**Task description:** Transcribe each line of the material as it is, and drop any picture.

**Given data:**

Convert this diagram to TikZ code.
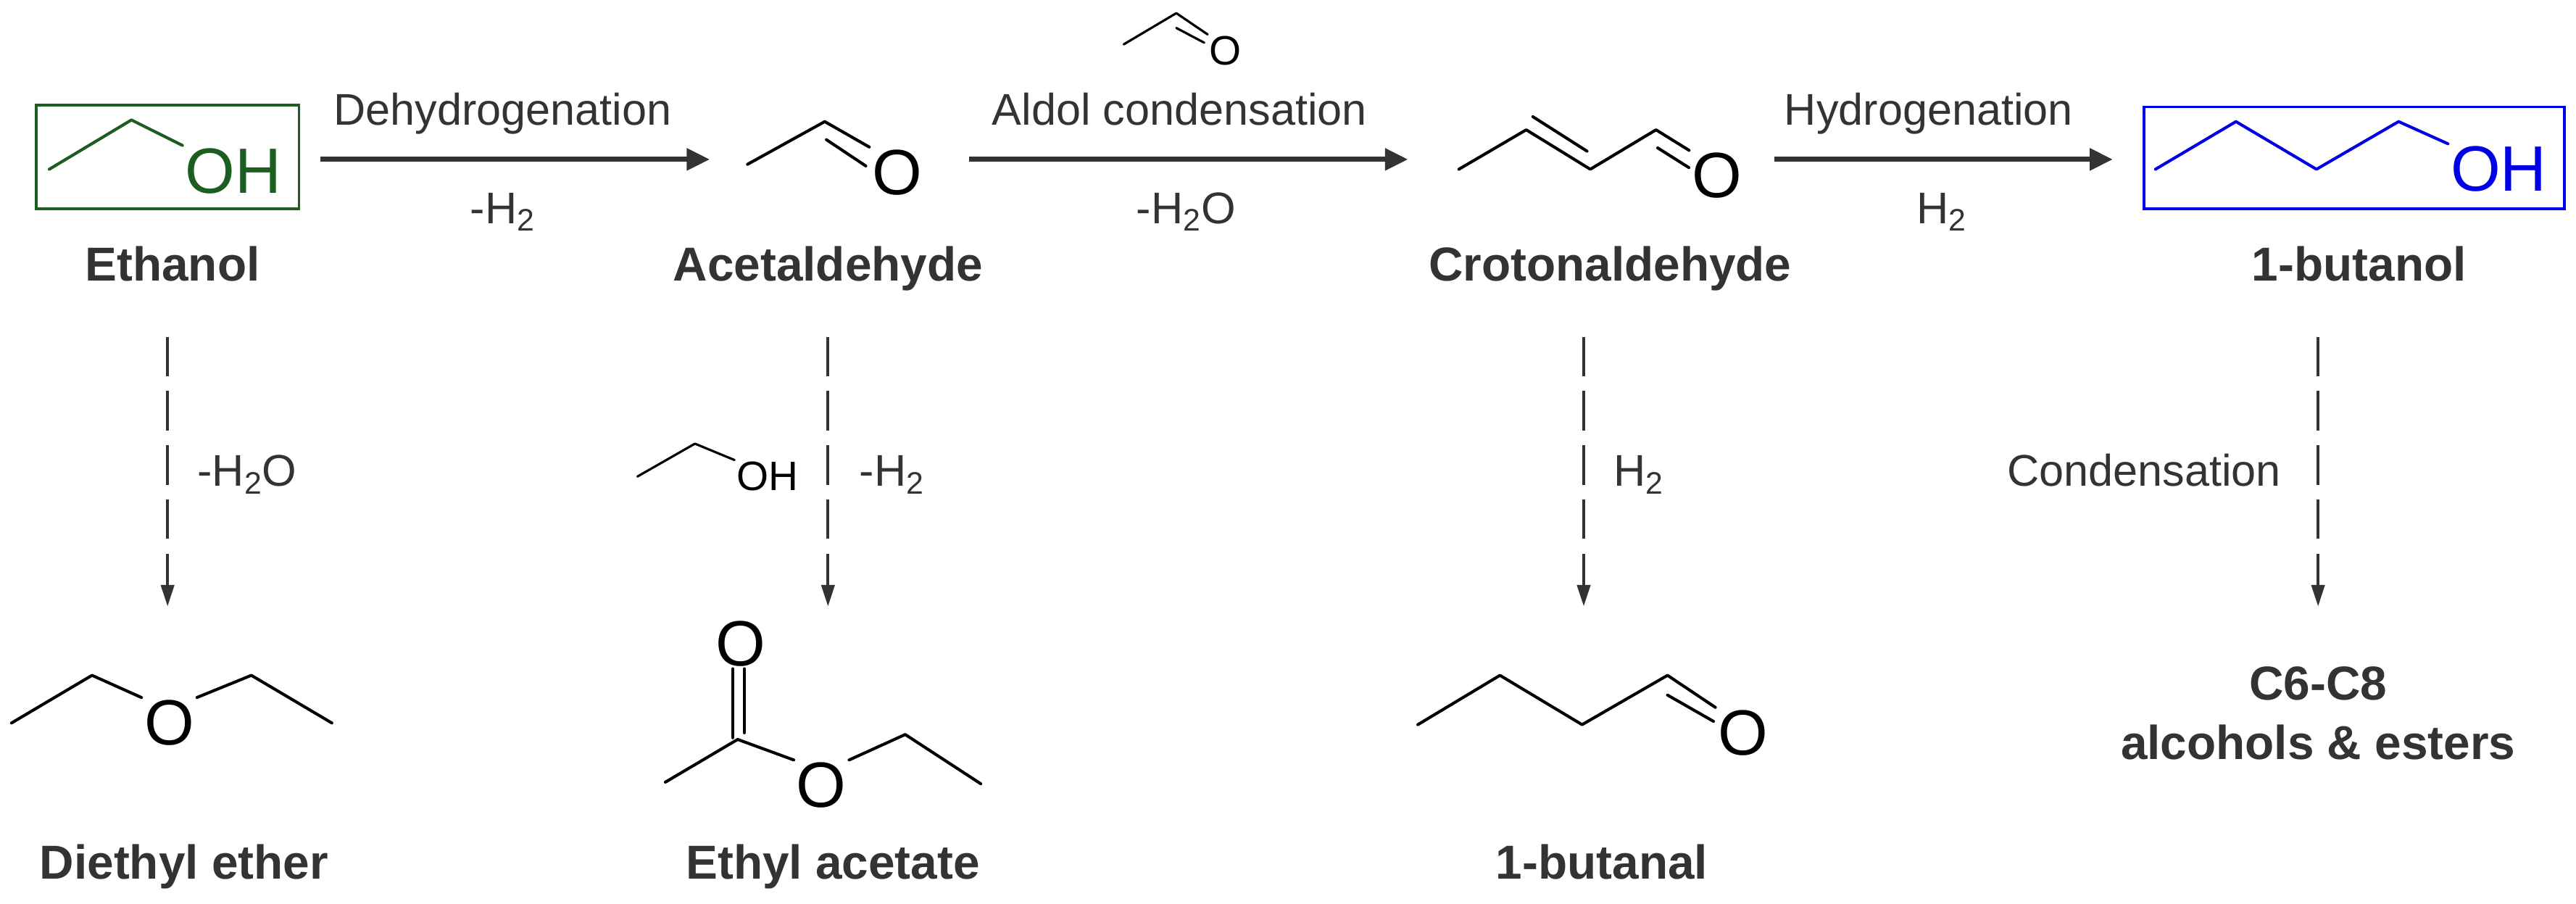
\documentclass[tikz,border=0pt]{standalone}
\usepackage{fontspec}
\setmainfont{Liberation Sans}
\usetikzlibrary{arrows.meta}
\definecolor{txt}{HTML}{333333}
\definecolor{eth}{HTML}{1B5E20}
\definecolor{but}{HTML}{0000E6}
\tikzset{
  lbl/.style={text=txt,font=\fontsize{27}{30}\selectfont,inner sep=0pt,anchor=base},
  cname/.style={text=txt,font=\fontsize{29}{33}\selectfont\bfseries,inner sep=0pt,anchor=base},
  atom/.style={font=\fontsize{39}{42}\selectfont,inner sep=1.5pt},
  satom/.style={font=\fontsize{25}{28}\selectfont,inner sep=1pt},
  bond/.style={line width=1.8pt,line cap=round,line join=round},
  mainarrow/.style={draw=txt,line width=3pt,-{Triangle[length=14pt,width=13pt]}},
  sidearrow/.style={draw=txt,line width=1.7pt,dash pattern=on 24pt off 9pt,-{Triangle[length=13pt,width=8pt]}},
}
\begin{document}
\begin{tikzpicture}[x=1pt,y=-1pt]
\useasboundingbox (0,0) rectangle (1568,550);
% Ethanol
\node[draw=eth,line width=1.6pt,minimum width=160pt,minimum height=63pt,inner sep=0pt] (ebox) at (102,95.5) {};
\node[atom,text=eth] (eoh) at (142,104) {OH};
\coordinate (e1) at (30,103); \coordinate (e2) at (80,73);
\draw[bond,eth] (e1) -- (e2) -- (eoh.north west);
\node[cname] (nEth) at (105,171) {Ethanol};
% Acetaldehyde
\node[atom] (ao) at (546,105) {O};
\coordinate (a1) at (455,100); \coordinate (a2) at (502,74);
\coordinate (a3) at (503,85); \coordinate (a4) at (527,101);
\draw[bond] (a1) -- (a2) -- (ao.north west);
\draw[bond] (a3) -- (a4);
\node[cname] (nAc) at (504,171) {Acetaldehyde};
% small acetaldehyde above aldol arrow
\node[satom] (so) at (746,31) {O};
\coordinate (s1) at (684,27); \coordinate (s2) at (716,8);
\coordinate (s3) at (716,17); \coordinate (s4) at (733,26);
\draw[bond,line width=1.4pt] (s1) -- (s2) -- (so.north west);
\draw[bond,line width=1.4pt] (s3) -- (s4);
% Crotonaldehyde
\node[atom] (co) at (1045,107) {O};
\coordinate (c1) at (888,103); \coordinate (c2) at (929,79);
\coordinate (c3) at (968,103); \coordinate (c4) at (1008,79);
\draw[bond] (c1) -- (c2) -- (c3) -- (c4) -- (co.north west);
\coordinate (c5) at (933,71); \coordinate (c6) at (966,92);
\coordinate (c7) at (1009,90); \coordinate (c8) at (1028,102);
\draw[bond] (c5) -- (c6); \draw[bond] (c7) -- (c8);
\node[cname] (nCr) at (980,171) {Crotonaldehyde};
% 1-butanol
\node[draw=but,line width=1.6pt,minimum width=256pt,minimum height=62pt,inner sep=0pt] (bbox) at (1433,96) {};
\node[atom,text=but] (boh) at (1521,103) {OH};
\coordinate (b1) at (1312,103); \coordinate (b2) at (1361,74);
\coordinate (b3) at (1410,103); \coordinate (b4) at (1460,74);
\draw[bond,but] (b1) -- (b2) -- (b3) -- (b4) -- (boh.north west);
\node[cname] (nBu) at (1436,171) {1-butanol};
% main arrows
\coordinate (m1s) at (195,97); \coordinate (m1e) at (432,97);
\coordinate (m2s) at (590,97); \coordinate (m2e) at (857,97);
\coordinate (m3s) at (1080,97); \coordinate (m3e) at (1286,97);
\draw[mainarrow] (m1s) -- (m1e);
\draw[mainarrow] (m2s) -- (m2e);
\draw[mainarrow] (m3s) -- (m3e);
\node[lbl] (t1) at (306,76) {Dehydrogenation};
\node[lbl] (t1b) at (306,136) {-H\textsubscript{2}};
\node[lbl] (t2) at (718,76) {Aldol condensation};
\node[lbl] (t2b) at (722,136) {-H\textsubscript{2}O};
\node[lbl] (t3) at (1174,76) {Hydrogenation};
\node[lbl] (t3b) at (1182,136) {H\textsubscript{2}};
% side arrows
\coordinate (d1s) at (102,205); \coordinate (d1e) at (102,369);
\coordinate (d2s) at (504,205); \coordinate (d2e) at (504,369);
\coordinate (d3s) at (964,205); \coordinate (d3e) at (964,369);
\coordinate (d4s) at (1411,205); \coordinate (d4e) at (1411,369);
\draw[sidearrow] (d1s) -- (d1e);
\draw[sidearrow] (d2s) -- (d2e);
\draw[sidearrow] (d3s) -- (d3e);
\draw[sidearrow] (d4s) -- (d4e);
\node[lbl,anchor=base west] (u1) at (120,296) {-H\textsubscript{2}O};
\node[lbl,anchor=base west] (u2) at (523,296) {-H\textsubscript{2}};
\node[lbl,anchor=base west] (u3) at (982,296) {H\textsubscript{2}};
\node[lbl] (u4) at (1305,296) {Condensation};
% ethanol co-reactant
\node[satom] (x3) at (467,290) {OH};
\coordinate (x1) at (388,290); \coordinate (x2) at (423,270);
\draw[bond,line width=1.4pt] (x1) -- (x2) -- (x3.north west);
% Diethyl ether
\node[atom] (do) at (103,440) {O};
\coordinate (de1) at (7,440); \coordinate (de2) at (56,411);
\coordinate (de3) at (153,411); \coordinate (de4) at (202,440);
\draw[bond] (de1) -- (de2) -- (do.north west);
\draw[bond] (do.north east) -- (de3) -- (de4);
\node[cname] (nDe) at (112,535) {Diethyl ether};
% Ethyl acetate
\node[atom] (eo1) at (451,392) {O};
\node[atom] (eo2) at (500,478) {O};
\coordinate (ea1) at (405,476); \coordinate (ea2) at (449,450);
\coordinate (ea3) at (551,447); \coordinate (ea4) at (597,477);
\coordinate (ea5) at (446,449); \coordinate (ea6) at (446,407);
\coordinate (ea7) at (453,446); \coordinate (ea8) at (453,407);
\draw[bond] (ea1) -- (ea2) -- (eo2.north west);
\draw[bond] (ea5) -- (ea6); \draw[bond] (ea7) -- (ea8);
\draw[bond] (eo2.north east) -- (ea3) -- (ea4);
\node[cname] (nEa) at (507,535) {Ethyl acetate};
% 1-butanal
\node[atom] (bo) at (1061,446) {O};
\coordinate (bl1) at (863,441); \coordinate (bl2) at (913,411);
\coordinate (bl3) at (963,441); \coordinate (bl4) at (1015,411);
\coordinate (bl5) at (1015,423); \coordinate (bl6) at (1043,439);
\draw[bond] (bl1) -- (bl2) -- (bl3) -- (bl4) -- (bo.north west);
\draw[bond] (bl5) -- (bl6);
\node[cname] (nBl) at (975,535) {1-butanal};
% C6-C8
\node[cname] (nC6) at (1411,426) {C6-C8};
\node[cname] (nC6b) at (1411,462) {alcohols \& esters};
\end{tikzpicture}
\end{document}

**Result of this exercise:**
Convert this diagram to TikZ code.
\documentclass[tikz,border=0pt]{standalone}
\usepackage{fontspec}
\setmainfont{Liberation Sans}
\usetikzlibrary{arrows.meta}
\definecolor{txt}{HTML}{333333}
\definecolor{eth}{HTML}{1B5E20}
\definecolor{but}{HTML}{0000E6}
\tikzset{
  lbl/.style={text=txt,font=\fontsize{27}{30}\selectfont,inner sep=0pt,anchor=base},
  cname/.style={text=txt,font=\fontsize{29}{33}\selectfont\bfseries,inner sep=0pt,anchor=base},
  atom/.style={font=\fontsize{39}{42}\selectfont,inner sep=1.5pt},
  satom/.style={font=\fontsize{25}{28}\selectfont,inner sep=1pt},
  bond/.style={line width=1.8pt,line cap=round,line join=round},
  mainarrow/.style={draw=txt,line width=3pt,-{Triangle[length=14pt,width=13pt]}},
  sidearrow/.style={draw=txt,line width=1.7pt,dash pattern=on 24pt off 9pt,-{Triangle[length=13pt,width=8pt]}},
}
\begin{document}
\begin{tikzpicture}[x=1pt,y=-1pt]
\useasboundingbox (0,0) rectangle (1568,550);
% Ethanol
\node[draw=eth,line width=1.6pt,minimum width=160pt,minimum height=63pt,inner sep=0pt] (ebox) at (102,95.5) {};
\node[atom,text=eth] (eoh) at (142,104) {OH};
\coordinate (e1) at (30,103); \coordinate (e2) at (80,73);
\draw[bond,eth] (e1) -- (e2) -- (eoh.north west);
\node[cname] (nEth) at (105,171) {Ethanol};
% Acetaldehyde
\node[atom] (ao) at (546,105) {O};
\coordinate (a1) at (455,100); \coordinate (a2) at (502,74);
\coordinate (a3) at (503,85); \coordinate (a4) at (527,101);
\draw[bond] (a1) -- (a2) -- (ao.north west);
\draw[bond] (a3) -- (a4);
\node[cname] (nAc) at (504,171) {Acetaldehyde};
% small acetaldehyde above aldol arrow
\node[satom] (so) at (746,31) {O};
\coordinate (s1) at (684,27); \coordinate (s2) at (716,8);
\coordinate (s3) at (716,17); \coordinate (s4) at (733,26);
\draw[bond,line width=1.4pt] (s1) -- (s2) -- (so.north west);
\draw[bond,line width=1.4pt] (s3) -- (s4);
% Crotonaldehyde
\node[atom] (co) at (1045,107) {O};
\coordinate (c1) at (888,103); \coordinate (c2) at (929,79);
\coordinate (c3) at (968,103); \coordinate (c4) at (1008,79);
\draw[bond] (c1) -- (c2) -- (c3) -- (c4) -- (co.north west);
\coordinate (c5) at (933,71); \coordinate (c6) at (966,92);
\coordinate (c7) at (1009,90); \coordinate (c8) at (1028,102);
\draw[bond] (c5) -- (c6); \draw[bond] (c7) -- (c8);
\node[cname] (nCr) at (980,171) {Crotonaldehyde};
% 1-butanol
\node[draw=but,line width=1.6pt,minimum width=256pt,minimum height=62pt,inner sep=0pt] (bbox) at (1433,96) {};
\node[atom,text=but] (boh) at (1521,103) {OH};
\coordinate (b1) at (1312,103); \coordinate (b2) at (1361,74);
\coordinate (b3) at (1410,103); \coordinate (b4) at (1460,74);
\draw[bond,but] (b1) -- (b2) -- (b3) -- (b4) -- (boh.north west);
\node[cname] (nBu) at (1436,171) {1-butanol};
% main arrows
\coordinate (m1s) at (195,97); \coordinate (m1e) at (432,97);
\coordinate (m2s) at (590,97); \coordinate (m2e) at (857,97);
\coordinate (m3s) at (1080,97); \coordinate (m3e) at (1286,97);
\draw[mainarrow] (m1s) -- (m1e);
\draw[mainarrow] (m2s) -- (m2e);
\draw[mainarrow] (m3s) -- (m3e);
\node[lbl] (t1) at (306,76) {Dehydrogenation};
\node[lbl] (t1b) at (306,136) {-H\textsubscript{2}};
\node[lbl] (t2) at (718,76) {Aldol condensation};
\node[lbl] (t2b) at (722,136) {-H\textsubscript{2}O};
\node[lbl] (t3) at (1174,76) {Hydrogenation};
\node[lbl] (t3b) at (1182,136) {H\textsubscript{2}};
% side arrows
\coordinate (d1s) at (102,205); \coordinate (d1e) at (102,369);
\coordinate (d2s) at (504,205); \coordinate (d2e) at (504,369);
\coordinate (d3s) at (964,205); \coordinate (d3e) at (964,369);
\coordinate (d4s) at (1411,205); \coordinate (d4e) at (1411,369);
\draw[sidearrow] (d1s) -- (d1e);
\draw[sidearrow] (d2s) -- (d2e);
\draw[sidearrow] (d3s) -- (d3e);
\draw[sidearrow] (d4s) -- (d4e);
\node[lbl,anchor=base west] (u1) at (120,296) {-H\textsubscript{2}O};
\node[lbl,anchor=base west] (u2) at (523,296) {-H\textsubscript{2}};
\node[lbl,anchor=base west] (u3) at (982,296) {H\textsubscript{2}};
\node[lbl] (u4) at (1305,296) {Condensation};
% ethanol co-reactant
\node[satom] (x3) at (467,290) {OH};
\coordinate (x1) at (388,290); \coordinate (x2) at (423,270);
\draw[bond,line width=1.4pt] (x1) -- (x2) -- (x3.north west);
% Diethyl ether
\node[atom] (do) at (103,440) {O};
\coordinate (de1) at (7,440); \coordinate (de2) at (56,411);
\coordinate (de3) at (153,411); \coordinate (de4) at (202,440);
\draw[bond] (de1) -- (de2) -- (do.north west);
\draw[bond] (do.north east) -- (de3) -- (de4);
\node[cname] (nDe) at (112,535) {Diethyl ether};
% Ethyl acetate
\node[atom] (eo1) at (451,392) {O};
\node[atom] (eo2) at (500,478) {O};
\coordinate (ea1) at (405,476); \coordinate (ea2) at (449,450);
\coordinate (ea3) at (551,447); \coordinate (ea4) at (597,477);
\coordinate (ea5) at (446,449); \coordinate (ea6) at (446,407);
\coordinate (ea7) at (453,446); \coordinate (ea8) at (453,407);
\draw[bond] (ea1) -- (ea2) -- (eo2.north west);
\draw[bond] (ea5) -- (ea6); \draw[bond] (ea7) -- (ea8);
\draw[bond] (eo2.north east) -- (ea3) -- (ea4);
\node[cname] (nEa) at (507,535) {Ethyl acetate};
% 1-butanal
\node[atom] (bo) at (1061,446) {O};
\coordinate (bl1) at (863,441); \coordinate (bl2) at (913,411);
\coordinate (bl3) at (963,441); \coordinate (bl4) at (1015,411);
\coordinate (bl5) at (1015,423); \coordinate (bl6) at (1043,439);
\draw[bond] (bl1) -- (bl2) -- (bl3) -- (bl4) -- (bo.north west);
\draw[bond] (bl5) -- (bl6);
\node[cname] (nBl) at (975,535) {1-butanal};
% C6-C8
\node[cname] (nC6) at (1411,426) {C6-C8};
\node[cname] (nC6b) at (1411,462) {alcohols \& esters};
\end{tikzpicture}
\end{document}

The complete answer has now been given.